The chairman of the powerful House Judiciary Committee has introduced legislation that could significantly injure the business model of overly litigious patent trolls. Though it won’t ban the practice outright, it may be the best chance yet of getting patent reform legislation through Congress.
Rep. Bob Goodlatte’s bill, formally introduced on Wednesday, already has wide bipartisan support, incorporating a number of provisions from previous pieces of legislation that unsuccessfully sought to curb the practice of technology patent holders filing frivolous lawsuits.
“Abusive patent litigation is a drag on our economy,” said Goodlatte (R-VA), who heads a key committee related to the bill. “Everyone from independent inventors, to start-ups, to mid and large sized businesses face this constant threat.”
Patent troll is a pejorative term that’s been around for years. It’s been applied to a number of firms whose revenue comes from holding patents (sometimes on products they didn’t even create) and pursuing litigation. They don’t actually produce anything. Patent trolls have long plagued app developers, podcasters and Silicon Valley startups, according to NPR’s This American Life. Due to the high cost of litigation, plaintiffs make money by winning out-of-court settlements or coercing defendants into licensing agreements.
Backed by leading patent troll opponents like the Computer and Communications Industry Association and the Electronic Frontier Foundation, the legislation won’t completely eliminate the practice.
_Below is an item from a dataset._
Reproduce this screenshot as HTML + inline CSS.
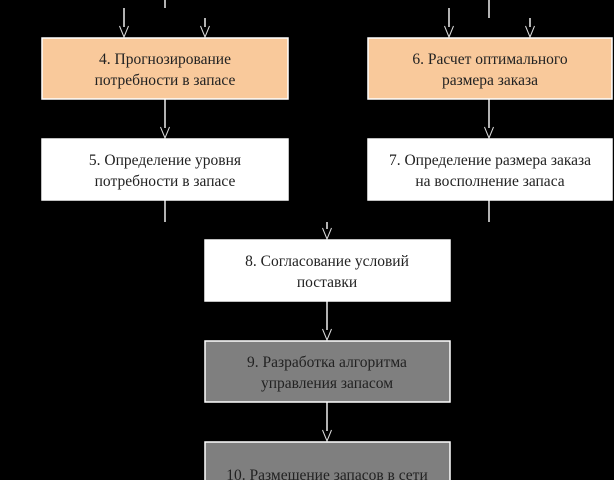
<!DOCTYPE html>
<html><head><meta charset="utf-8"><style>
html,body{margin:0;padding:0;background:#000;width:614px;height:480px;overflow:hidden}
svg{display:block}
text{font-family:"Liberation Serif",serif;font-size:15.5px;fill:#222;text-anchor:middle}
</style></head><body>
<svg width="614" height="480" viewBox="0 0 614 480">
<g stroke="#eee" stroke-width="1.5" fill="none">
<line x1="165" y1="0" x2="165" y2="8"/>
<line x1="489" y1="0" x2="489" y2="18"/>
<line x1="124" y1="8" x2="124" y2="27"/>
<line x1="205" y1="18" x2="205" y2="27"/>
<line x1="449" y1="8" x2="449" y2="27"/>
<line x1="530" y1="18" x2="530" y2="27"/>
<line x1="165" y1="99" x2="165" y2="128"/>
<line x1="489" y1="99" x2="489" y2="128"/>
<line x1="165" y1="200" x2="165" y2="222"/>
<line x1="489" y1="200" x2="489" y2="222"/>
<line x1="327" y1="222" x2="327" y2="229"/>
<line x1="327" y1="301" x2="327" y2="330"/>
<line x1="327" y1="402" x2="327" y2="431"/>
</g>
<g stroke="#ddd" stroke-width="1" fill="none">
<path d="M119.5,26 L124,37 L128.5,26"/>
<path d="M200.5,26 L205,37 L209.5,26"/>
<path d="M444.5,26 L449,37 L453.5,26"/>
<path d="M525.5,26 L530,37 L534.5,26"/>
<path d="M160.5,127 L165,138 L169.5,127"/>
<path d="M484.5,127 L489,138 L493.5,127"/>
<path d="M322.5,228 L327,239 L331.5,228"/>
<path d="M322.5,329 L327,340 L331.5,329"/>
<path d="M322.5,430 L327,441 L331.5,430"/>
</g>
<g stroke="#fff" stroke-width="1.5">
<rect x="42" y="38" width="246" height="61" fill="#f9c99b"/>
<rect x="368" y="38" width="244" height="61" fill="#f9c99b"/>
<rect x="42" y="139" width="246" height="61" fill="#fff"/>
<rect x="368" y="139" width="244" height="61" fill="#fff"/>
<rect x="205" y="240" width="245" height="61" fill="#fff"/>
<rect x="205" y="341" width="245" height="61" fill="#7f7f7f"/>
<rect x="205" y="442" width="245" height="50" fill="#7f7f7f"/>
</g>
<text x="165" y="64">4. Прогнозирование</text>
<text x="165" y="85">потребности в запасе</text>
<text x="490" y="64">6. Расчет оптимального</text>
<text x="490" y="85">размера заказа</text>
<text x="165" y="165">5. Определение уровня</text>
<text x="165" y="186">потребности в запасе</text>
<text x="490" y="165">7. Определение размера заказа</text>
<text x="490" y="186">на восполнение запаса</text>
<text x="327" y="266">8. Согласование условий</text>
<text x="327" y="287">поставки</text>
<text x="327" y="367">9. Разработка алгоритма</text>
<text x="327" y="388">управления запасом</text>
<text x="327" y="480">10. Размещение запасов в сети</text>
</svg>
</body></html>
But it will place a higher burden of proof on the plaintiffs and hopefully make their business model a less attractive one, Goodlatte said.
The Innovation Act (H.R. 3309) would require patent holders filing suit to establish the details of the alleged infringement early in the case. And if a suit is brought and a patent holder loses, they would be on the hook to pay the other side’s legal fees, unless they could prove their case was “substantially justified.”
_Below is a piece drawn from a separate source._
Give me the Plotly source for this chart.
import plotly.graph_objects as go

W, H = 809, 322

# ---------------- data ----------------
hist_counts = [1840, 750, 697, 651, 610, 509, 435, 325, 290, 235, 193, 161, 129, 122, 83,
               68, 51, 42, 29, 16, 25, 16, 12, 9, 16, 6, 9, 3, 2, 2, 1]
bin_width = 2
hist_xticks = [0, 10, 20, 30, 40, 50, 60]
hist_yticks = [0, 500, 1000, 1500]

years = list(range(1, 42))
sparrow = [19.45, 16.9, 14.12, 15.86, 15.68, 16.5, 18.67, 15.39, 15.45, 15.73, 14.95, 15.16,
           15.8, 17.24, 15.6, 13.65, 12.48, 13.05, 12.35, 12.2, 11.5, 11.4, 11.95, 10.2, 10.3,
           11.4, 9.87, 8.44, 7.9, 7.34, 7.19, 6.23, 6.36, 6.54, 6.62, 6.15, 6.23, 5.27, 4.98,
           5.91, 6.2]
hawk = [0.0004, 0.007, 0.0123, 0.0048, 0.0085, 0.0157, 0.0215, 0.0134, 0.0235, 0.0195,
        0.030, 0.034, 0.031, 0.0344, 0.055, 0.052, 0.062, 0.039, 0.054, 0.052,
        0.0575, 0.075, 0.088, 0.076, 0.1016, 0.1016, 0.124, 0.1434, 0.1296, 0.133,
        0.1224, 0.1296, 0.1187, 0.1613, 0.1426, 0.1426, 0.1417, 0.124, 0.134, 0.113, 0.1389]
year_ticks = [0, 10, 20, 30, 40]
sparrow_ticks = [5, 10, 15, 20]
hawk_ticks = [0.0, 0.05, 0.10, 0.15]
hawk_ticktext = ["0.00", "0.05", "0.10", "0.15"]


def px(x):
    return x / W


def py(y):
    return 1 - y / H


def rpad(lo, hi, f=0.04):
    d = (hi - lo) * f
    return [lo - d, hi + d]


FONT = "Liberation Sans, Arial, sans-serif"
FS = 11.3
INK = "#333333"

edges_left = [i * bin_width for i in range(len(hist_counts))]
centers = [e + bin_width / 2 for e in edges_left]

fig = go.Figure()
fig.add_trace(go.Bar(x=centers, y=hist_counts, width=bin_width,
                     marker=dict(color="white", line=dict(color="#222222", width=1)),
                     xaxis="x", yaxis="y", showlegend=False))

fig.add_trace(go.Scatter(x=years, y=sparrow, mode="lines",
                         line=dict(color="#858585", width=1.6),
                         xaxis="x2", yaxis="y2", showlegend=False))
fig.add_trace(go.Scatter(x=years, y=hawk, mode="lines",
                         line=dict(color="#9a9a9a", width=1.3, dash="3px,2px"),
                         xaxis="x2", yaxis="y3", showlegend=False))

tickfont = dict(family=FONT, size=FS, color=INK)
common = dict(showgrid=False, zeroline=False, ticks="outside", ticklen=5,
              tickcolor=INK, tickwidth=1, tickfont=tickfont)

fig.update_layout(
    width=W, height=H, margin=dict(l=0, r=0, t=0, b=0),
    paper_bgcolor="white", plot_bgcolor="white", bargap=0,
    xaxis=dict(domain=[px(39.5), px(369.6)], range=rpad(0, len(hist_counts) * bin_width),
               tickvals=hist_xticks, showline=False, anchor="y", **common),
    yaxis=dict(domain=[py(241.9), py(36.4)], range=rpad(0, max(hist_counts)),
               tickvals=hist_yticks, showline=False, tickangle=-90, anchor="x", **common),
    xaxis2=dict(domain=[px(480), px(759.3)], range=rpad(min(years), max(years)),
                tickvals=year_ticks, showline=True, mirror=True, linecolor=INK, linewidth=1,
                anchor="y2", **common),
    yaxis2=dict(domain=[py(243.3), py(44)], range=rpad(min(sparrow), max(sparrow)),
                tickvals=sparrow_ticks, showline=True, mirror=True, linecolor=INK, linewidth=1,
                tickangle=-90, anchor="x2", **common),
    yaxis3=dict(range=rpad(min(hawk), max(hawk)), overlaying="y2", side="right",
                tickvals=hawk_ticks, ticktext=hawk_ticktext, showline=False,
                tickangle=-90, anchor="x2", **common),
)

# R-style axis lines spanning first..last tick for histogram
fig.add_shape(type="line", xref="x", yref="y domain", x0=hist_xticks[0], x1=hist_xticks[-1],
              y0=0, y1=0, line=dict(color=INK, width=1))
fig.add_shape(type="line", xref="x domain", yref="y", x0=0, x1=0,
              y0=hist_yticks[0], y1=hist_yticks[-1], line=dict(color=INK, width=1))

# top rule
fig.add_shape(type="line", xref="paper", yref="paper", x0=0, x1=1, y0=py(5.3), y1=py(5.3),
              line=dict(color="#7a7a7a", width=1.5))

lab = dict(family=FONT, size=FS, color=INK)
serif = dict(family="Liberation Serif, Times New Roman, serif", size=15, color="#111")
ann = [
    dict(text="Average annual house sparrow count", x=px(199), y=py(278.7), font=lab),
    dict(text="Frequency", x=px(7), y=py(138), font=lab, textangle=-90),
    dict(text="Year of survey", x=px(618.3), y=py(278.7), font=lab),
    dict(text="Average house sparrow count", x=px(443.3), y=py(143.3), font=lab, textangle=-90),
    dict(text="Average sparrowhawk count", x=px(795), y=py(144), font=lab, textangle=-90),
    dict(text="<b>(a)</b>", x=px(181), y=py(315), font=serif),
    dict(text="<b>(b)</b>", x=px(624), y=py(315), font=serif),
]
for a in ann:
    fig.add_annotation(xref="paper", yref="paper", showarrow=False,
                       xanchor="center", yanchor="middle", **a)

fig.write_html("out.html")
The legislation also proposes to expand an existing program at the U.S. Patent and Trademark Office to review “business method” patents. This has been a more controversial measure but gets at the heart of what many say is a broken technology patent system.
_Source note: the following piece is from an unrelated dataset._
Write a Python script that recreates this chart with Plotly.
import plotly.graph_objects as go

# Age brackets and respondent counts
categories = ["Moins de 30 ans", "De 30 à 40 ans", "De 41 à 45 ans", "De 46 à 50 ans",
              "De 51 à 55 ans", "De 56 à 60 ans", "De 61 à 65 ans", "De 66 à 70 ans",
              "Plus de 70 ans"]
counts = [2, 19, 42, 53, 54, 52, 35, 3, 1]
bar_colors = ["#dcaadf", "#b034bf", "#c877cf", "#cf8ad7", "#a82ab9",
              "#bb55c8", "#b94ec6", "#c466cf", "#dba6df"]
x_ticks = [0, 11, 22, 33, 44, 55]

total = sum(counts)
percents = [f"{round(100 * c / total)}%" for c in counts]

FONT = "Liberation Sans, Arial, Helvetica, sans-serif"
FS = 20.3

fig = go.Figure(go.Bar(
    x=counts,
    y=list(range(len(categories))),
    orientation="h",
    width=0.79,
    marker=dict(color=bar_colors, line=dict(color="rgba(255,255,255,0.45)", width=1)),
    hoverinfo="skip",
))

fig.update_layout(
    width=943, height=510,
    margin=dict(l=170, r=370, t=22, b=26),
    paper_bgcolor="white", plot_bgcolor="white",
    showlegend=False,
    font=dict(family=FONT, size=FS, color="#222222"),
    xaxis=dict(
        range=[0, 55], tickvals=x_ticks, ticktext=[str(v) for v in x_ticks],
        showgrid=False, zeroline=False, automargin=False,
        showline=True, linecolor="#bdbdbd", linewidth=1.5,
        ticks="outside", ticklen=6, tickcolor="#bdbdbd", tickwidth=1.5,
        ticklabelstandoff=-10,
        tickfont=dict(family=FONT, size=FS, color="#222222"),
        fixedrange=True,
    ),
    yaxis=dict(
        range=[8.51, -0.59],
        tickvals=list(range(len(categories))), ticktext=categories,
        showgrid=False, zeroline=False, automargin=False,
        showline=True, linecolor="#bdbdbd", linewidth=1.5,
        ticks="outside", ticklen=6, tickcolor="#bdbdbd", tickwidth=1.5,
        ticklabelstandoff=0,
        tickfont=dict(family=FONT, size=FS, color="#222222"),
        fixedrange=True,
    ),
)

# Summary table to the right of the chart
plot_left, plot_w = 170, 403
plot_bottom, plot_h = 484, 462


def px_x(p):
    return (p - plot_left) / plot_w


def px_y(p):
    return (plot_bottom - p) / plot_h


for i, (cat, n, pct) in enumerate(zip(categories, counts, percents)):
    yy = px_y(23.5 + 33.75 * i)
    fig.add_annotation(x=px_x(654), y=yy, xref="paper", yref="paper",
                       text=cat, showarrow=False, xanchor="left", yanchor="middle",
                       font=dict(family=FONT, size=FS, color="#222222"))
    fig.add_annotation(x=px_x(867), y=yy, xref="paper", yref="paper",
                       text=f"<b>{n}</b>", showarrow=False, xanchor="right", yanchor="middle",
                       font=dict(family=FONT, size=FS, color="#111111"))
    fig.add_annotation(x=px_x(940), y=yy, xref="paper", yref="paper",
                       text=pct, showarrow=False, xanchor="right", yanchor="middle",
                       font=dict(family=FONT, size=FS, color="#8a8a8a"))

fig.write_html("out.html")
The bill would also allow technology customers and end users to suspend a lawsuit while the patent holder and manufacturer duke it out in court. That would end the kind of situation seen last month when patent-holder Lodsys was able to continue in its lawsuits against iOS developers while avoiding legal action from Apple.
The Innovation Act takes in many ideas from prior patent reform measures introduced by Sens. Chuck Schumer (D-NY) and John Cornyn (R-TX), along with the SHIELD Act introduced by Reps. Pete DeFazio (D-OR) and Jason Chaffetz (R-UT). Defazio and Chaffetz are among the Innovation Act’s cosponsors.
President Barack Obama has already signalled his support for patent reform, but Goodlatte’s measure is hardly a sure thing. It still faces an uphill fight. Patent holders are already circling the wagons. The Innovation Alliance, a group that includes heavy patent licensors like Dolby Labs, Qualcomm, Tessera, and InterDigital, is already condemning parts of the bill.
The legislation is seen as a step in the right direction by those who favor patent reform. But there is concern that the bill doesn’t go far enough to protect small businesses. Many of the protections would apply to companies that can afford to pursue a lawsuit. But many patent troll targets can not afford the high cost of litigation—which can cost millions of dollars—and are forced to settle.
“The average cost of a patent defense, from what I can tell, is about $2.5 million,” podcaster Jesse Thorn told the Daily Dot earlier this year when he and a bunch of his peers came under attack from patent holder Personal Audio. “None of us have that. Even the cheapest path out of this costs hundreds of thousands of dollars.”